20000 Entries!

I’ve hit a major milestone with 20000 entries. Entry 20000 is the Yurt Tatar word for eye: күз (küz).

I’ve mostly been working on Khorasani Turkic. This is a very tedious task, as it involves concatenating data from various locations into a single list for each of the five varieties. Doerfer and Hesche use a very narrow transcriptions, so all of the differences between towns have been transcribed. I just completed the Northwest dialect, which only has 2 data points and was therefore the easiest.

I added Yurt Tatar data to the latest Khorasani dump to reach a nice even number.

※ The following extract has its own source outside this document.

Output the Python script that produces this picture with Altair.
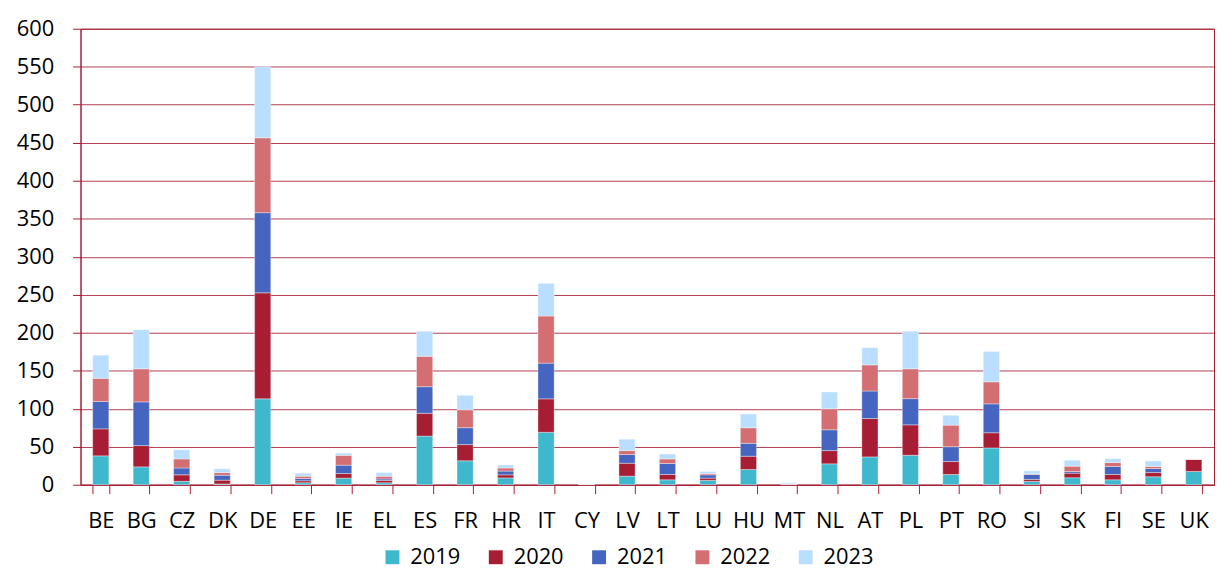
import altair as alt
import pandas as pd

countries = ["BE", "BG", "CZ", "DK", "DE", "EE", "IE", "EL", "ES", "FR", "HR", "IT", "CY", "LV",
             "LT", "LU", "HU", "MT", "NL", "AT", "PL", "PT", "RO", "SI", "SK", "FI", "SE", "UK"]
years = ["2019", "2020", "2021", "2022", "2023"]

v2019 = [38, 23.5, 4.5, 1, 113, 2.6, 8.7, 2.6, 64, 31.5, 9, 69, 0.5, 11.3,
         6.5, 5.7, 20, 0.3, 27.5, 36.6, 38.8, 13.5, 48.4, 4.4, 9.2, 6.5, 10.5, 17.4]
v2020 = [35.5, 28, 8.5, 5, 139.5, 2.6, 6, 3, 30, 21.3, 4, 44, 0.2, 17,
         7, 3, 17.5, 0.3, 17.4, 50.5, 40, 17, 20, 2.6, 6, 7, 5.5, 16.2]
v2021 = [36, 57.5, 9, 6.5, 105.5, 3, 11, 2, 35, 22.3, 5, 47, 0.1, 11.4,
         14.4, 4.3, 17, 0.3, 27.4, 36.2, 34.5, 19.5, 38, 6.5, 2.2, 10.5, 5.3, 0]
v2022 = [30.5, 43.5, 12, 3.5, 98.5, 3, 13, 3.5, 40, 23.5, 4, 62, 0.1, 5.2,
         6, 1.8, 20.5, 0.5, 27.7, 34.4, 39.2, 28.4, 29, 0.8, 7, 5.2, 2.7, 0]
v2023 = [30.5, 51.5, 12, 5, 93.5, 4, 3, 5, 33, 19, 4, 43, 0.5, 15,
         6.5, 2.6, 18, 1.2, 22, 22.7, 49.5, 13, 40, 4, 7.8, 5.2, 7.4, 0]

colors = ["#3FB8CE", "#A71D33", "#4565C0", "#D36E73", "#BADEFF"]

series = [v2019, v2020, v2021, v2022, v2023]
rows = []
for yi, (yr, vals) in enumerate(zip(years, series)):
    for c, v in zip(countries, vals):
        rows.append({"country": c, "year": yr, "order": yi, "value": v})
df = pd.DataFrame(rows)

red = "#A71D33"
font = "Open Sans"

chart = alt.Chart(df).mark_bar(
    stroke="white", strokeWidth=0.6, strokeOpacity=0.6
).encode(
    x=alt.X("country:N", sort=countries, title=None,
            scale=alt.Scale(paddingInner=0.6, paddingOuter=0.3),
            axis=alt.Axis(labelAngle=0, labelFont=font, labelFontSize=22, labelColor="black",
                          tickBand="extent", tickSize=9, tickColor=red, domainColor=red,
                          labelPadding=17, grid=False)),
    y=alt.Y("value:Q", title=None, stack="zero",
            scale=alt.Scale(domain=[0, 600], nice=False),
            axis=alt.Axis(values=list(range(0, 601, 50)), labelFont=font, labelFontSize=22,
                          labelColor="black", tickSize=8, tickColor=red, domainColor=red,
                          gridColor=red, gridOpacity=0.85, gridWidth=1, labelPadding=19)),
    color=alt.Color("year:N", sort=years,
                    scale=alt.Scale(domain=years, range=colors),
                    legend=alt.Legend(title=None, orient="none", direction="horizontal",
                                      legendX=303, legendY=521, symbolType="square",
                                      symbolSize=196, symbolStrokeWidth=0, labelFont=font,
                                      labelFontSize=22, labelColor="black", columnPadding=24,
                                      labelOffset=7, padding=0)),
    order=alt.Order("order:Q", sort="ascending"),
).properties(
    width=1141, height=459,
    autosize=alt.AutoSizeParams(type="none"),
    padding={"left": 73, "top": 19, "right": 2, "bottom": 92},
).configure_view(stroke=red, strokeWidth=1)

chart.save("out.html", embed_options={"renderer": "svg", "actions": False})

I was able to get my hands on a grammatical sketch by Arslanov (1976), which has some great data on this very poorly attested variety.

Khorasani Turkic

This language (group of languages? cluster of relatively unrelated dialects?) is causing me headaches. Doerfer and Hesche (1993) collects word lists from 20-something locations in Khorasan, and in this 1993 work they group the varieties spoken in these locations into 5 dialects (NW, NE, N, SE, SW). This seems like a straightforward matter of gathering the data from all of these points, then dividing it into 5 different varieties – tedious, but doable.

The problems arise when you start to find the other ways that Doerfer classifies Khorasani. Are there actually only two dialects (north and south)? Are there three, based on which branch of Oghuz Doerfer assigns the varieties to — Central Oghuz (Southwest), Southern Oghuz (Northwest, Southwest), and East Oghuz (North, Northeast)? What about the places where he claims that varieties in Turkmenistan and even Uzbekistan can be considered varieties of Khorasani? This is a historically reasonable proposition, but ignores the fact that Turkmen and Oghuz Uzbek have had a good century of independent development thanks to Soviet language policy.

Doerfer’s works are based on the speech varieties found in different towns. He (justifiably) makes no attempt to unify his data into an aggregate average that can be treated as a unique language or dialect. This means that there is a ton of data that I could potentially use, but the question is how do I use it?